I am very grateful for all the replies, especially the one suggesting an arc of light is following me around! :D
I am still waiting to hear from Canon NZ what they think is wrong. I must say they have been slower than slow and most unhelpful.
I will feed back when I have an answer.
Fingers crossed that this works :rolleyes:
Helen
mnfinnkidd
14th of July 2005 (Thu), 03:21
the pictures could have been resized differently causing a different arc size. So it still could be the shutter
tim
14th of July 2005 (Thu), 03:27
I have to think this is a technical fault that Canon should be able to fix. I find things are often achieved more quickly if you bug people, nicely, just to stop the annoying calls ;)
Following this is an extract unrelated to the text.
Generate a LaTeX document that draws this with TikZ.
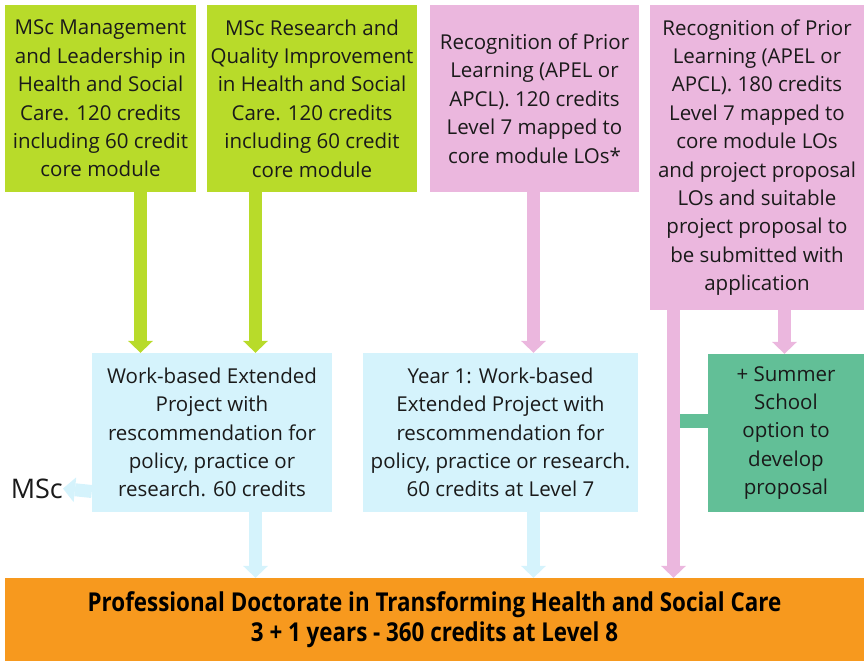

I still like the "arc of light is following you" theory best :)
puttick
14th of July 2005 (Thu), 15:22
Hellashot - can you post an example for comparison?
puttick
14th of July 2005 (Thu), 16:06
I've now had a go at correcting the damaged images - of course I was working on downsized, compressed versions as supplied. Once I'd worked out what to do, it wasn't too hard. For a uniform area (such as sky) I used the clone tool, set to 10% and a wide brush (45) then painted with it until it looked right. For the detailed areas, I used the burn tool, set to 5% and using it for shadows, midtones, or highlights according to what was predominant (e.g. the trees, clouds, or snow) and again painted with a large brush (40) until it looked right. It took about 3 minutes per photo, and I would admit they are not quite perfect, but not too bad either. Perhaps with some practice and persistence the best shots could be saved and converted to printable images.